# HC Cuba with Ram and EBJD



## Geryon (Feb 26, 2008)




----------



## shark (Jan 28, 2009)

nice ram...........................i like it


----------



## Tropicana (Feb 15, 2009)

Neat setup not a bad looking young ram. EBjd looks nice also.


----------



## Geryon (Feb 26, 2008)

Tropicana said:


> Neat setup not a bad looking young ram. EBjd looks nice also.


Thanks, the ram holds his own with the EBJD. The ram actually chases the EBJD away but most of the time they ignore each other. Unfortunately the HC didn't. I had a blanket covering the whole 90 gallon tank but the EBJD decide to re-decorate the place. 

I managed to salvage enough of the HC to my cherry shrimp tanks. If I ever want to place the HC back I have enough of a colony to start up again.
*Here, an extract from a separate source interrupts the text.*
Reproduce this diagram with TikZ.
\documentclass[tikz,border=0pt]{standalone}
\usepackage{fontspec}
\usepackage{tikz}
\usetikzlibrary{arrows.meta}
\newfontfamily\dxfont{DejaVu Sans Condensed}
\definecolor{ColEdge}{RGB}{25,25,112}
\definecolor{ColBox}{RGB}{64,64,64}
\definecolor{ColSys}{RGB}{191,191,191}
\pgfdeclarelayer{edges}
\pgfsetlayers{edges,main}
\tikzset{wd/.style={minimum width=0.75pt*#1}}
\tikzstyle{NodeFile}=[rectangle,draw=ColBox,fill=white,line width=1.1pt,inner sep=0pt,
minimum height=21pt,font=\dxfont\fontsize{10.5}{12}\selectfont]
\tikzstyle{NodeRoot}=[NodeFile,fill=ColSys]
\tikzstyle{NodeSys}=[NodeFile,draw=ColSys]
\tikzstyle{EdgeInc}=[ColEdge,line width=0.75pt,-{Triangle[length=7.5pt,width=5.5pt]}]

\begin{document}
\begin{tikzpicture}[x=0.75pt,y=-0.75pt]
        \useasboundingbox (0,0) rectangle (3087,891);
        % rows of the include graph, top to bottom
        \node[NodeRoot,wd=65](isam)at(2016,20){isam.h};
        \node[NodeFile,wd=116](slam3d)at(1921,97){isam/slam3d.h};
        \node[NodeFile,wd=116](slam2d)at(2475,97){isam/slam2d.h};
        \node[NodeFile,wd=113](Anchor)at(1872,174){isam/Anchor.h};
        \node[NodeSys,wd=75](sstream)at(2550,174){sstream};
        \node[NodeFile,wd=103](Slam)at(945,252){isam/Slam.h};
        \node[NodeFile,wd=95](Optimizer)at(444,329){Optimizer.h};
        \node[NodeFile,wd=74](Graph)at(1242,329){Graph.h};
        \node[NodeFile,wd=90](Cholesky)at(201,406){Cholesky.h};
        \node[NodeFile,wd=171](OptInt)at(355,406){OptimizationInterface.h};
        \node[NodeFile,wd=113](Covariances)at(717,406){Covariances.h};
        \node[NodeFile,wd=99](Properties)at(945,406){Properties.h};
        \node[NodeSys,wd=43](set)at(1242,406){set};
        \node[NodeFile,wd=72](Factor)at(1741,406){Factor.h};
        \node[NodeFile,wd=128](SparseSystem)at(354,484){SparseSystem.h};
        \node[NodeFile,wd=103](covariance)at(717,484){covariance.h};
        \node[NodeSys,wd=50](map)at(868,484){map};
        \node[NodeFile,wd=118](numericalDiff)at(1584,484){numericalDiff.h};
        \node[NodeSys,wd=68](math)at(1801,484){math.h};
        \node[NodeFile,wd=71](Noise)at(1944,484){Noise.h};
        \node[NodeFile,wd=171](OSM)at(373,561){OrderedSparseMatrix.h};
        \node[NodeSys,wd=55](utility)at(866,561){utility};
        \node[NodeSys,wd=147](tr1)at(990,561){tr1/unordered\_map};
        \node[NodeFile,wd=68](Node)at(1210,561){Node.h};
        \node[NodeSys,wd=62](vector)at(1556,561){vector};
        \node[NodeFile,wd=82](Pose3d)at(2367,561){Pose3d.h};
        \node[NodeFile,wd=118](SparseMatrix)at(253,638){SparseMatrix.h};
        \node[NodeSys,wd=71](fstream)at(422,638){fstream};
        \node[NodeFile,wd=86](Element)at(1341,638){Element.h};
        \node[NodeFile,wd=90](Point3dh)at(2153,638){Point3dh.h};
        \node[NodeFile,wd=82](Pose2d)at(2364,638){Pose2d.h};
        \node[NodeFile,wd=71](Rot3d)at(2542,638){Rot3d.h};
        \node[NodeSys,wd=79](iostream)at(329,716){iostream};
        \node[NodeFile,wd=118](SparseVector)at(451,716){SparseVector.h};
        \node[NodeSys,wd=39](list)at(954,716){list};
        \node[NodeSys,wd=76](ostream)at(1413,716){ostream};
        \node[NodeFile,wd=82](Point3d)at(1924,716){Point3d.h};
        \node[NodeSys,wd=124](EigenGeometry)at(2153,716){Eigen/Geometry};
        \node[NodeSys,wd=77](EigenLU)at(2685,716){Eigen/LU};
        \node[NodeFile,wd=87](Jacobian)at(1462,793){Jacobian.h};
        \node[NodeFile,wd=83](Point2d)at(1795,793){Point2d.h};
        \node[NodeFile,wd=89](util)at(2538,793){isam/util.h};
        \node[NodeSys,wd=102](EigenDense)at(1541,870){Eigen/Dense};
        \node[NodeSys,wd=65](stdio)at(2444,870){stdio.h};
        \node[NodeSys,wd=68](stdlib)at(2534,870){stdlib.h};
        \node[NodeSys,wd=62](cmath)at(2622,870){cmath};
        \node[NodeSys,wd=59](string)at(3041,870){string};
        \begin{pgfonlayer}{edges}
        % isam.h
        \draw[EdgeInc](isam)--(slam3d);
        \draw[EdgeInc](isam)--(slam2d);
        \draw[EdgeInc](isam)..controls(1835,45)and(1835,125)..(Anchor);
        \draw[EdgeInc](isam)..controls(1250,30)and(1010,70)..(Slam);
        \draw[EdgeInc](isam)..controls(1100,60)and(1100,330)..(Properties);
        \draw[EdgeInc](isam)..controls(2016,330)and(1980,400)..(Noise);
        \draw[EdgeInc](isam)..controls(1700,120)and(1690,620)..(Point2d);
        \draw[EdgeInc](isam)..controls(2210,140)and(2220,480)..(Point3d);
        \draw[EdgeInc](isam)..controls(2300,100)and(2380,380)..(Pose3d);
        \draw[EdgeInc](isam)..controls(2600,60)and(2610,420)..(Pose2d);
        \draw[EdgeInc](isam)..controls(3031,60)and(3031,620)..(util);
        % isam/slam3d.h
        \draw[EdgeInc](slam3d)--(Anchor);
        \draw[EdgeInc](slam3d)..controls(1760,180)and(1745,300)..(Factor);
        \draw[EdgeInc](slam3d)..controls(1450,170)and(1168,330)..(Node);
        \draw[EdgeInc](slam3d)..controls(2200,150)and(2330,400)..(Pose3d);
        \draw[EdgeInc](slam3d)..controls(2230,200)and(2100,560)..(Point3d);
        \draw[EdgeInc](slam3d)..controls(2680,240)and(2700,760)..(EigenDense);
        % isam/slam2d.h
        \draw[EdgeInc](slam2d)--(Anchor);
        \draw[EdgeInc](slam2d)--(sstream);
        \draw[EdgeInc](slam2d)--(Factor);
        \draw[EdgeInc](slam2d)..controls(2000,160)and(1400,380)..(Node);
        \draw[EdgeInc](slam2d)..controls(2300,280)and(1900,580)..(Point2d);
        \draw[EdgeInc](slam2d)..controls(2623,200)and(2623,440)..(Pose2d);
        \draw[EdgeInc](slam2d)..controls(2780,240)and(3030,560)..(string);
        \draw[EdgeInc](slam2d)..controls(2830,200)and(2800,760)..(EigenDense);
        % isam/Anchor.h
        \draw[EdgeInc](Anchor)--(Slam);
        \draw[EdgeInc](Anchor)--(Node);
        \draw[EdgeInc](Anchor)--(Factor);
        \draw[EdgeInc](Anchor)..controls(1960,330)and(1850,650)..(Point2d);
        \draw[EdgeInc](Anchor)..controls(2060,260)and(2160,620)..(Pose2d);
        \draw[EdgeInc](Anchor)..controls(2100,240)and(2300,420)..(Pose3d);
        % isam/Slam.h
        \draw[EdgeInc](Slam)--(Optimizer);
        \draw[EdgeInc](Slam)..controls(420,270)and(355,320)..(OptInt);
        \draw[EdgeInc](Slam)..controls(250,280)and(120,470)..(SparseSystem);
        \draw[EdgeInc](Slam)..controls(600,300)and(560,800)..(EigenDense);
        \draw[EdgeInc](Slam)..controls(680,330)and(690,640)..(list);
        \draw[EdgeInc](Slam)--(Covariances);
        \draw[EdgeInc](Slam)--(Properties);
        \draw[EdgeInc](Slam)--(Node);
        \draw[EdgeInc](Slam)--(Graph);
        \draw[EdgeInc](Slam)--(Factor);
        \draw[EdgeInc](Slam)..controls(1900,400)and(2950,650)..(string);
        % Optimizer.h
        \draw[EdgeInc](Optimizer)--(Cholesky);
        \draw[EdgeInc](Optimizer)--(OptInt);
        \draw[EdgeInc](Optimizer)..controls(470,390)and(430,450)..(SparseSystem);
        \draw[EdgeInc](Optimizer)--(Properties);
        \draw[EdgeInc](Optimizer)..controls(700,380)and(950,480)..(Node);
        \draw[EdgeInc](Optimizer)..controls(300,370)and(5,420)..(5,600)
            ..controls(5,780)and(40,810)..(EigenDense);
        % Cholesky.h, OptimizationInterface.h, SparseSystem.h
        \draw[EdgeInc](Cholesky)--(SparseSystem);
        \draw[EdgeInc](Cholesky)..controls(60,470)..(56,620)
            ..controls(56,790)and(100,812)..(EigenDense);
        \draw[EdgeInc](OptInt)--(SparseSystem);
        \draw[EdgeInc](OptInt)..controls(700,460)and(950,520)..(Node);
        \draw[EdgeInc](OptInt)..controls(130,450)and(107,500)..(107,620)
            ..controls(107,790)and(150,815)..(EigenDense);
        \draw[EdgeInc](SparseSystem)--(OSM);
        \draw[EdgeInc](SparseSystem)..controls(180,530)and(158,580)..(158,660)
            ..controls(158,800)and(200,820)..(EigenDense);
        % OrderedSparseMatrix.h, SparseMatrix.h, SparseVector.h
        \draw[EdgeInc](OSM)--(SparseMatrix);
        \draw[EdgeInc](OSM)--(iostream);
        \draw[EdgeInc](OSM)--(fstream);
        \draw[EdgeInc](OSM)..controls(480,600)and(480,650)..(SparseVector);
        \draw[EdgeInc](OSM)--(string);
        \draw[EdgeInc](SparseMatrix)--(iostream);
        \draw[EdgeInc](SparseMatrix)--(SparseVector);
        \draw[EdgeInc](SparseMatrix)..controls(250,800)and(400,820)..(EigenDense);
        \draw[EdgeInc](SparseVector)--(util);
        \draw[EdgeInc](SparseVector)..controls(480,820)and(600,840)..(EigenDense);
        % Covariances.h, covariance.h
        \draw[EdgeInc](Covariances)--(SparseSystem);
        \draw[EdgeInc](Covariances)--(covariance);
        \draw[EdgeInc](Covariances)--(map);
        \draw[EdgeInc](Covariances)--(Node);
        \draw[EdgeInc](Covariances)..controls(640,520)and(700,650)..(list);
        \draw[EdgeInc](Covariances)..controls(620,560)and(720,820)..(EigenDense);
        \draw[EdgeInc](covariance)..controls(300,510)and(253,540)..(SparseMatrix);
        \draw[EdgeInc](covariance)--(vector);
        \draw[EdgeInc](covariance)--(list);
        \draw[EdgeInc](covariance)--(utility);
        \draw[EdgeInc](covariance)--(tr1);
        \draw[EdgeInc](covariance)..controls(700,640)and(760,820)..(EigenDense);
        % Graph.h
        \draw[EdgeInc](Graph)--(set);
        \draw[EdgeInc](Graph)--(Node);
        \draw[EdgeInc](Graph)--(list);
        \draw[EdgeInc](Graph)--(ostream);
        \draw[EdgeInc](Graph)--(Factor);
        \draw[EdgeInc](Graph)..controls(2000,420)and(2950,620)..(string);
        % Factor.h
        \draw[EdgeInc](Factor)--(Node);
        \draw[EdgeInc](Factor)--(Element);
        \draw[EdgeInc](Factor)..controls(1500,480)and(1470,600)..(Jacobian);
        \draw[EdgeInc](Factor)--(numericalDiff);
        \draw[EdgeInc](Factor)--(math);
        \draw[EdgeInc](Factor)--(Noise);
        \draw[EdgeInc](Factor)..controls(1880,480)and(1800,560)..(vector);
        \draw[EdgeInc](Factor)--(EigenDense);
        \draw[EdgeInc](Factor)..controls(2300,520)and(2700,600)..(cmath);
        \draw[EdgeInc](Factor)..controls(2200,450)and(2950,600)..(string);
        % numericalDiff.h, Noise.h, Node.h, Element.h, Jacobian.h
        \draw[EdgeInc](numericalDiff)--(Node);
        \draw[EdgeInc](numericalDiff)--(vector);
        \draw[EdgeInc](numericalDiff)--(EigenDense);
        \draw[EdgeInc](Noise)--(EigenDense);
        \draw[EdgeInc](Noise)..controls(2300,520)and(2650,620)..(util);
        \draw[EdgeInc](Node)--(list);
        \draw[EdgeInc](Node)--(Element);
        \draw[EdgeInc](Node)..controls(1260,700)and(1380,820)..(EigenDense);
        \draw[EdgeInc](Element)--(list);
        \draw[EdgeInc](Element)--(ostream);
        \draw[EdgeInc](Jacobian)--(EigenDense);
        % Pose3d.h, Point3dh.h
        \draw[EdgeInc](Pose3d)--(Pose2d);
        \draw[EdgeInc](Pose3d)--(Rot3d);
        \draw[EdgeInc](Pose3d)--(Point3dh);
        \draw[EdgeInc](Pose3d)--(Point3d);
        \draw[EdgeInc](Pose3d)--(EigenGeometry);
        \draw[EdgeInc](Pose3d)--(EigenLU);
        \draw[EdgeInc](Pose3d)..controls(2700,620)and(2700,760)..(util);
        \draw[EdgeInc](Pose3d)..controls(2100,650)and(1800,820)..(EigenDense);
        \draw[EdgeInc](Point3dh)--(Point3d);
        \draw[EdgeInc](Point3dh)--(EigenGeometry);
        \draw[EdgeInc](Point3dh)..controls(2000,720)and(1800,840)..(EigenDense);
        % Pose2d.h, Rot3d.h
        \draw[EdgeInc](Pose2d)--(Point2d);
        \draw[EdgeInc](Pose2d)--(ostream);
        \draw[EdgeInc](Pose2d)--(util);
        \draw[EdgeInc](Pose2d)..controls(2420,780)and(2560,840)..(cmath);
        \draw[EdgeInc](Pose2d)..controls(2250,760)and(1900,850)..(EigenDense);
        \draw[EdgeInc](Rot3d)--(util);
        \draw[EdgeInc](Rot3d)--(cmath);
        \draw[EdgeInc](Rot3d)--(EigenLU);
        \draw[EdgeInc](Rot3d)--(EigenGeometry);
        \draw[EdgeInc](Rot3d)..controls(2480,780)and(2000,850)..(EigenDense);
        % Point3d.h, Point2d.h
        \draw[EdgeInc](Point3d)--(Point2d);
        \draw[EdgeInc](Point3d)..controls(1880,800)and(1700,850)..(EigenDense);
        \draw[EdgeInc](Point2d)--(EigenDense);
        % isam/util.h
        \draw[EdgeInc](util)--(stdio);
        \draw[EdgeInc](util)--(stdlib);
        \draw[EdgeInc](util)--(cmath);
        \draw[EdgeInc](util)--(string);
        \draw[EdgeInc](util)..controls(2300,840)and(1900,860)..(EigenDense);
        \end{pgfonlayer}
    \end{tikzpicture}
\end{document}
Too much apathy right now so for now I'll just enjoy the fish more than the HC in my show tank. Eventually the EBJD or the declicate plants must be relocated.


----------



## Riceburner (Mar 14, 2008)

Weeeellllllll....JDs are diggers, so it's to be expected.


----------



## tooslow (Apr 16, 2008)

your electric blue looks good. you should put up some more pictures of him!


----------